Stay Out of Your Clients’ Spam Folder
You know how annoying e-newsletters can be. They fill your inbox every day, and only a fraction of them are actually relevant to you. So imagine how your customers feel. If you’re using an e-newsletter to keep your clients and prospects informed of local real estate data or buying and selling tips, how can you make sure your message rises above the rest of the noise they hear every day? Forbes columnist William Arruda, founder of Reach Personal Branding and author of Ditch.Dare.Do! and Career Distinction, offers some of the following tips for staying out of your customers’ spam folder:
Deliver useful news. “Do your articles truly inform, or do they just state the obvious?” Arruda says. “Start keeping a list of every time you encounter a newsworthy triumph, industry change, surprising statistic, or upcoming event that would make for good content.”
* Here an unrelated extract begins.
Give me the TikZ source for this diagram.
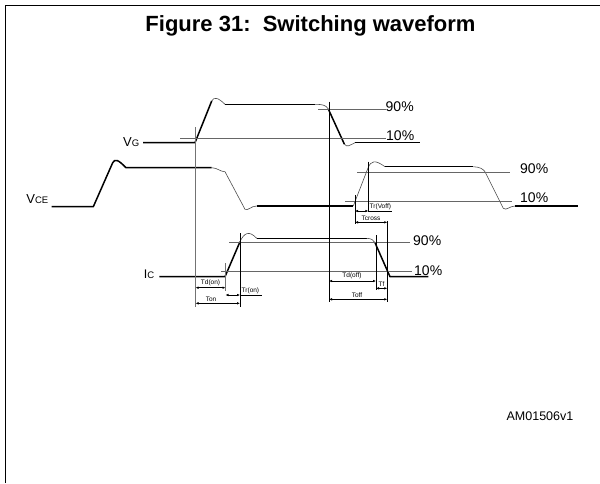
\documentclass[tikz,border=0pt]{standalone}
\usepackage{fontspec}
\setmainfont{Liberation Sans}
\usetikzlibrary{arrows.meta}
\begin{document}
\begin{tikzpicture}[x=1pt,y=-1pt,
  wthick/.style={line width=1.5pt,black,line join=round},
  wthin/.style={line width=0.6pt,black!70},
  level/.style={line width=1pt,black!60},
  vgray/.style={line width=1.2pt,black!55},
  vblack/.style={line width=0.9pt,black},
  dim/.style={line width=0.7pt,{Latex[length=3pt,width=2.6pt]}-{Latex[length=3pt,width=2.6pt]}},
  tlab/.style={font=\fontsize{6.5}{7}\selectfont,inner sep=0.5pt},
  pct/.style={font=\fontsize{14}{16}\selectfont,inner sep=0pt,anchor=base west},
  sig/.style={inner sep=0pt,anchor=base east}]
\useasboundingbox (0,0) rectangle (600,483);
\draw[line width=1pt] (5,483) -- (5,5) -- (600,5);
\node[font=\bfseries\fontsize{22}{24}\selectfont,anchor=base,inner sep=0pt] (title) at (310.5,31.5) {Figure 31:\ \ Switching waveform};

% VG waveform
\draw[wthick] (143,142.7) -- (195,142.7) -- (211.7,101);
\draw[wthin] (211.7,101) .. controls (214,96.5) and (218,97.5) .. (225,104.3);
\draw[wthick] (225,104.3) -- (315,104.3);
\draw[wthin] (315,104.3) .. controls (322,104.3) and (326,105) .. (328.3,109);
\draw[wthick] (328.3,109) -- (344.3,144);
\draw[wthin] (344.3,144) .. controls (347,148) and (350,145) .. (355,142.7);
\draw[wthick] (355,142.7) -- (420,142.7);
\node[sig] (vg) at (139.5,146) {\fontsize{13}{14}\selectfont V\fontsize{9.5}{10}\selectfont G};

% VCE waveform
\draw[wthick] (51.7,206.7) -- (93.3,206.7) -- (112.7,162.7) .. controls (115,158.5) and (118,159.5) .. (126,167.7) -- (211.7,167.7);
\draw[wthin] (211.7,167.7) .. controls (218,168) and (220,171.7) .. (225,171.7) -- (245,209.3) .. controls (248,211) and (251,206) .. (256.7,206);
\draw[wthick] (256.7,206) -- (353.3,206);
\draw[wthin] (353.3,206) -- (368,168) .. controls (371,160.5) and (375,159.5) .. (385,166.7);
\draw[wthick] (385,166.7) -- (473.3,166.7);
\draw[wthin] (473.3,166.7) .. controls (480,167) and (483,169) .. (485,171.7) -- (503.3,208.3) .. controls (506,211) and (510,206) .. (515,206);
\draw[wthick] (515,206) -- (578.3,206);
\node[sig] (vce) at (48.5,203.5) {\fontsize{13}{14}\selectfont V\fontsize{9.5}{10}\selectfont CE};

% IC waveform
\draw[wthick] (159.3,276.7) -- (225,276.7) -- (240,241.7);
\draw[wthin] (240,241.7) .. controls (244,233) and (249,230) .. (256.7,238.3);
\draw[wthick] (256.7,238.3) -- (366.7,238.3);
\draw[wthin] (366.7,238.3) .. controls (371,238.5) and (374,240) .. (375,242.7);
\draw[wthick] (375,242.7) -- (390,276.7) -- (428.3,276.7);
\node[sig] (ic) at (154.5,278.5) {\fontsize{12.5}{14}\selectfont I\fontsize{9.5}{10}\selectfont C};

% level lines
\draw[level] (318,109) -- (386,109);
\draw[level] (180,138) -- (386,138);
\draw[level] (357,172.7) -- (510,172.7);
\draw[level] (345,201.7) -- (512,201.7);
\draw[level] (229,242.7) -- (410,242.7);
\draw[level] (221,271.7) -- (412,271.7);
\node[pct] (vg90) at (385.5,111.5) {90\%};
\node[pct] (vg10) at (386,140.5) {10\%};
\node[pct] (vce90) at (520,173) {90\%};
\node[pct] (vce10) at (520,202.5) {10\%};
\node[pct] (ic90) at (413,245) {90\%};
\node[pct] (ic10) at (414,275) {10\%};

% vertical markers
\draw[vgray] (195.5,127) -- (195.5,307);
\draw[vblack] (329,101.7) -- (329,302);
\draw[vblack] (355,195) -- (355,223.5);
\draw[vblack] (368.3,161.7) -- (368.3,212);
\draw[vblack] (387.3,221) -- (387.3,302);
\draw[vblack] (376,235) -- (376,290);
\draw[vgray,line width=0.9pt] (225.5,263) -- (225.5,291);
\draw[vblack] (240,233) -- (240,307);

% timing dimensions
\coordinate (tdon1) at (195.5,287.7); \coordinate (tdon2) at (225.5,287.7);
\draw[dim] (tdon1) -- (tdon2);
\node[tlab,anchor=south] (ltdon) at (210.5,286.5) {Td(on)};
\coordinate (tron1) at (225.5,295); \coordinate (tron2) at (240,295); \coordinate (tron3) at (262,295);
\draw[dim] (tron1) -- (tron2); \draw[line width=0.6pt] (tron2) -- (tron3);
\node[tlab,anchor=south west] (ltron) at (241,294.5) {Tr(on)};
\coordinate (ton1) at (195.5,303.3); \coordinate (ton2) at (240,303.3);
\draw[dim] (ton1) -- (ton2);
\node[tlab,anchor=south] (lton) at (211,302) {Ton};

\coordinate (trv1) at (355,211); \coordinate (trv2) at (368.3,211); \coordinate (trv3) at (392,211);
\draw[dim] (trv1) -- (trv2); \draw[line width=0.6pt] (trv2) -- (trv3);
\node[tlab,anchor=south west] (ltrv) at (369,210.5) {Tr(Voff)};
\coordinate (tcr1) at (355,222.3); \coordinate (tcr2) at (387.3,222.3);
\draw[dim] (tcr1) -- (tcr2);
\node[tlab,anchor=south] (ltcr) at (371,221.3) {Tcross};

\coordinate (tdoff1) at (329,281); \coordinate (tdoff2) at (376,281);
\draw[dim] (tdoff1) -- (tdoff2);
\node[tlab,anchor=south] (ltdoff) at (352,280) {Td(off)};
\coordinate (tf1) at (376,288.3); \coordinate (tf2) at (387.3,288.3);
\draw[dim] (tf1) -- (tf2);
\node[tlab,anchor=south] (ltf) at (381.6,287.3) {Tf};
\coordinate (toff1) at (329,299.3); \coordinate (toff2) at (387.3,299.3);
\draw[dim] (toff1) -- (toff2);
\node[tlab,anchor=south] (ltoff) at (357,298.3) {Toff};

\node[font=\fontsize{12.5}{14}\selectfont] (code) at (540,416) {AM01506v1};
\end{tikzpicture}
\end{document}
Showcase your clients. Take the spotlight off you. Describe your clients’ recent success stories with buying or selling. “This is a great way to provide added value because you’re sharing exposure to your client base,” Arruda writes.
Be brief. Avoid long posts or white papers on your e-newsletter, Arruda writes. Instead, keep lengthier content to links only. A newsletter should be concise and contain short tidbits that allow readers to scan it in two minutes or less.
Maintain a frequency. Don’t be erratic in deploying your e-newsletter. Plan your release dates so your customers will come to expect it at a certain time. “Your goal should be for your e-newsletters to become a true treat — a welcome distraction for your clients to savor during a lunch break or a commute — that reinforces your positive brand traits,” Arruda notes. “The ultimate goal is for your readers to forward your insight to others.”